Problem statement: Write out the listing below without alteration, omitting its pictures.

Collected data:
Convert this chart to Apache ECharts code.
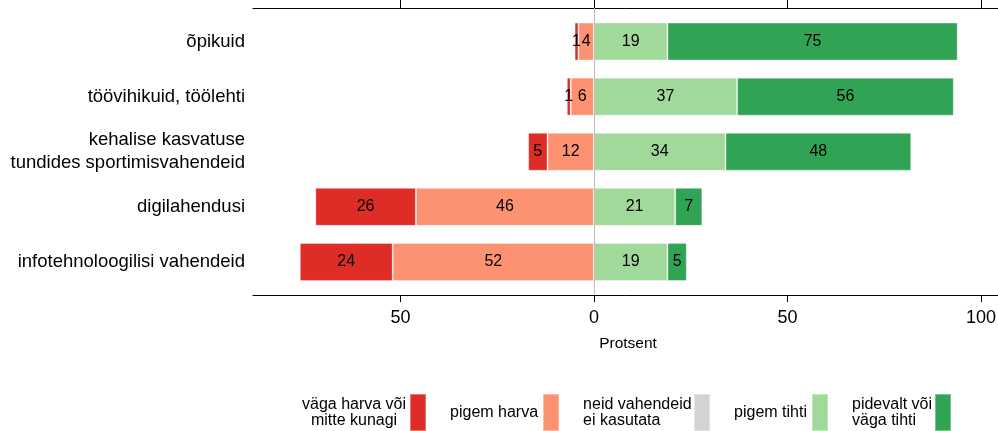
<!DOCTYPE html>
<html><head><meta charset="utf-8">
<script src="https://cdn.jsdelivr.net/npm/echarts@6/dist/echarts.min.js"></script>
<style>html,body{margin:0;padding:0;background:#fff}#c{width:998px;height:431px}</style>
</head><body><div id="c"></div>
<script>
const categories = ['õpikuid', 'töövihikuid, töölehti', 'kehalise kasvatuse\ntundides sportimisvahendeid', 'digilahendusi', 'infotehnoloogilisi vahendeid'];
const seriesNames = ['väga harva või\nmitte kunagi', 'pigem harva', 'neid vahendeid\nei kasutata', 'pigem tihti', 'pidevalt või\nväga tihti'];
const vagaHarva = [1, 1, 5, 26, 24];
const pigemHarva = [4, 6, 12, 46, 52];
const eiKasuta = [];
const pigemTihti = [19, 37, 34, 21, 19];
const pidevalt = [75, 56, 48, 7, 5];
const tickValues = [-50, 0, 50, 100];
const colors = ['#de2d26', '#fc9272', '#d3d3d3', '#a1d99b', '#31a354'];

const FF = '"Liberation Sans", Arial, Helvetica, sans-serif';
const XMIN = -88.1, XMAX = 104.42;

const chart = echarts.init(document.getElementById('c'), null, {renderer: 'canvas'});

function barSeries(name, data, color) {
  return {
    name: name, type: 'bar', stack: 'total', xAxisIndex: 2, yAxisIndex: 1,
    data: data,
    barWidth: 38, z: 3,
    itemStyle: {color: color, borderColor: 'rgba(255,255,255,0.35)', borderWidth: 1},
    label: {
      show: true, position: 'inside', color: '#000', fontSize: 16, fontFamily: FF,
      formatter: function (p) { return Math.abs(p.value); }
    },
    emphasis: {disabled: true}, animation: false
  };
}

const option = {
  animation: false,
  backgroundColor: '#fff',
  textStyle: {fontFamily: FF},
  grid: [
    {left: 253, top: 8, width: 745, height: 287, outerBoundsMode: 'none', containLabel: false},
    {left: 253, top: 14, width: 745, height: 275.5, outerBoundsMode: 'none', containLabel: false}
  ],
  xAxis: [
    {
      gridIndex: 0, type: 'value', position: 'bottom', min: XMIN, max: XMAX,
      axisLine: {show: true, lineStyle: {color: '#000', width: 1}},
      axisTick: {show: true, length: 7, customValues: tickValues, lineStyle: {color: '#000'}},
      axisLabel: {show: true, customValues: tickValues, margin: 14, fontSize: 18, color: '#000', fontFamily: FF,
        formatter: function (v) { return Math.abs(v); }},
      splitLine: {show: false},
      name: 'Protsent', nameLocation: 'middle', nameGap: 41,
      nameTextStyle: {fontSize: 15.5, color: '#000', fontFamily: FF, padding: [0, 0, 0, 5]}
    },
    {
      gridIndex: 0, type: 'value', position: 'top', min: XMIN, max: XMAX,
      axisLine: {show: true, lineStyle: {color: '#000', width: 1}},
      axisTick: {show: true, length: 8, customValues: tickValues, lineStyle: {color: '#000'}},
      axisLabel: {show: false}, splitLine: {show: false}
    },
    {
      gridIndex: 1, type: 'value', min: XMIN, max: XMAX, show: false
    }
  ],
  yAxis: [
    {
      gridIndex: 0, type: 'value', min: 0, max: 1,
      axisLine: {show: true, lineStyle: {color: '#000', width: 1}},
      axisTick: {show: false}, axisLabel: {show: false}, splitLine: {show: false}
    },
    {
      gridIndex: 1, type: 'category', inverse: true, data: categories,
      axisLine: {show: false}, axisTick: {show: false}, splitLine: {show: false},
      axisLabel: {margin: 8, fontSize: 18.5, lineHeight: 23, color: '#000', fontFamily: FF, align: 'right'}
    }
  ],
  legend: {
    data: seriesNames,
    right: 46, top: 393, padding: 0, itemGap: 23, itemWidth: 16, itemHeight: 37,
    align: 'right', icon: 'rect', selectedMode: false,
    textStyle: {
      fontSize: 16, lineHeight: 16, color: '#000', fontFamily: FF,
      rich: {
        c: {width: 102, align: 'center', fontSize: 16, lineHeight: 16, color: '#000', fontFamily: FF},
        l3: {width: 106, align: 'left', fontSize: 16, lineHeight: 16, color: '#000', fontFamily: FF},
        l5: {width: 78, align: 'left', fontSize: 16, lineHeight: 16, color: '#000', fontFamily: FF}
      }
    },
    formatter: function (name) {
      const parts = name.split('\n');
      const i = seriesNames.indexOf(name);
      if (parts.length === 1) return name;
      const key = i === 0 ? 'c' : (i === 2 ? 'l3' : 'l5');
      return parts.map(function (p) { return '{' + key + '|' + p + '}'; }).join('\n');
    }
  },
  series: [
    {
      type: 'line', xAxisIndex: 0, yAxisIndex: 0, data: [], z: 1, silent: true,
      markLine: {
        silent: true, symbol: ['none', 'none'], label: {show: false}, animation: false,
        lineStyle: {color: '#bdbdbd', type: 'solid', width: 1},
        data: [{xAxis: 0}]
      }
    },
    barSeries(seriesNames[1], pigemHarva.map(function (v) { return -v; }), colors[1]),
    barSeries(seriesNames[0], vagaHarva.map(function (v) { return -v; }), colors[0]),
    barSeries(seriesNames[2], eiKasuta, colors[2]),
    barSeries(seriesNames[3], pigemTihti, colors[3]),
    barSeries(seriesNames[4], pidevalt, colors[4])
  ]
};
chart.setOption(option);
</script>
</body></html>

Output for this task:
Convert this chart to Apache ECharts code.
<!DOCTYPE html>
<html><head><meta charset="utf-8">
<script src="https://cdn.jsdelivr.net/npm/echarts@6/dist/echarts.min.js"></script>
<style>html,body{margin:0;padding:0;background:#fff}#c{width:998px;height:431px}</style>
</head><body><div id="c"></div>
<script>
const categories = ['õpikuid', 'töövihikuid, töölehti', 'kehalise kasvatuse\ntundides sportimisvahendeid', 'digilahendusi', 'infotehnoloogilisi vahendeid'];
const seriesNames = ['väga harva või\nmitte kunagi', 'pigem harva', 'neid vahendeid\nei kasutata', 'pigem tihti', 'pidevalt või\nväga tihti'];
const vagaHarva = [1, 1, 5, 26, 24];
const pigemHarva = [4, 6, 12, 46, 52];
const eiKasuta = [];
const pigemTihti = [19, 37, 34, 21, 19];
const pidevalt = [75, 56, 48, 7, 5];
const tickValues = [-50, 0, 50, 100];
const colors = ['#de2d26', '#fc9272', '#d3d3d3', '#a1d99b', '#31a354'];

const FF = '"Liberation Sans", Arial, Helvetica, sans-serif';
const XMIN = -88.1, XMAX = 104.42;

const chart = echarts.init(document.getElementById('c'), null, {renderer: 'canvas'});

function barSeries(name, data, color) {
  return {
    name: name, type: 'bar', stack: 'total', xAxisIndex: 2, yAxisIndex: 1,
    data: data,
    barWidth: 38, z: 3,
    itemStyle: {color: color, borderColor: 'rgba(255,255,255,0.35)', borderWidth: 1},
    label: {
      show: true, position: 'inside', color: '#000', fontSize: 16, fontFamily: FF,
      formatter: function (p) { return Math.abs(p.value); }
    },
    emphasis: {disabled: true}, animation: false
  };
}

const option = {
  animation: false,
  backgroundColor: '#fff',
  textStyle: {fontFamily: FF},
  grid: [
    {left: 253, top: 8, width: 745, height: 287, outerBoundsMode: 'none', containLabel: false},
    {left: 253, top: 14, width: 745, height: 275.5, outerBoundsMode: 'none', containLabel: false}
  ],
  xAxis: [
    {
      gridIndex: 0, type: 'value', position: 'bottom', min: XMIN, max: XMAX,
      axisLine: {show: true, lineStyle: {color: '#000', width: 1}},
      axisTick: {show: true, length: 7, customValues: tickValues, lineStyle: {color: '#000'}},
      axisLabel: {show: true, customValues: tickValues, margin: 14, fontSize: 18, color: '#000', fontFamily: FF,
        formatter: function (v) { return Math.abs(v); }},
      splitLine: {show: false},
      name: 'Protsent', nameLocation: 'middle', nameGap: 41,
      nameTextStyle: {fontSize: 15.5, color: '#000', fontFamily: FF, padding: [0, 0, 0, 5]}
    },
    {
      gridIndex: 0, type: 'value', position: 'top', min: XMIN, max: XMAX,
      axisLine: {show: true, lineStyle: {color: '#000', width: 1}},
      axisTick: {show: true, length: 8, customValues: tickValues, lineStyle: {color: '#000'}},
      axisLabel: {show: false}, splitLine: {show: false}
    },
    {
      gridIndex: 1, type: 'value', min: XMIN, max: XMAX, show: false
    }
  ],
  yAxis: [
    {
      gridIndex: 0, type: 'value', min: 0, max: 1,
      axisLine: {show: true, lineStyle: {color: '#000', width: 1}},
      axisTick: {show: false}, axisLabel: {show: false}, splitLine: {show: false}
    },
    {
      gridIndex: 1, type: 'category', inverse: true, data: categories,
      axisLine: {show: false}, axisTick: {show: false}, splitLine: {show: false},
      axisLabel: {margin: 8, fontSize: 18.5, lineHeight: 23, color: '#000', fontFamily: FF, align: 'right'}
    }
  ],
  legend: {
    data: seriesNames,
    right: 46, top: 393, padding: 0, itemGap: 23, itemWidth: 16, itemHeight: 37,
    align: 'right', icon: 'rect', selectedMode: false,
    textStyle: {
      fontSize: 16, lineHeight: 16, color: '#000', fontFamily: FF,
      rich: {
        c: {width: 102, align: 'center', fontSize: 16, lineHeight: 16, color: '#000', fontFamily: FF},
        l3: {width: 106, align: 'left', fontSize: 16, lineHeight: 16, color: '#000', fontFamily: FF},
        l5: {width: 78, align: 'left', fontSize: 16, lineHeight: 16, color: '#000', fontFamily: FF}
      }
    },
    formatter: function (name) {
      const parts = name.split('\n');
      const i = seriesNames.indexOf(name);
      if (parts.length === 1) return name;
      const key = i === 0 ? 'c' : (i === 2 ? 'l3' : 'l5');
      return parts.map(function (p) { return '{' + key + '|' + p + '}'; }).join('\n');
    }
  },
  series: [
    {
      type: 'line', xAxisIndex: 0, yAxisIndex: 0, data: [], z: 1, silent: true,
      markLine: {
        silent: true, symbol: ['none', 'none'], label: {show: false}, animation: false,
        lineStyle: {color: '#bdbdbd', type: 'solid', width: 1},
        data: [{xAxis: 0}]
      }
    },
    barSeries(seriesNames[1], pigemHarva.map(function (v) { return -v; }), colors[1]),
    barSeries(seriesNames[0], vagaHarva.map(function (v) { return -v; }), colors[0]),
    barSeries(seriesNames[2], eiKasuta, colors[2]),
    barSeries(seriesNames[3], pigemTihti, colors[3]),
    barSeries(seriesNames[4], pidevalt, colors[4])
  ]
};
chart.setOption(option);
</script>
</body></html>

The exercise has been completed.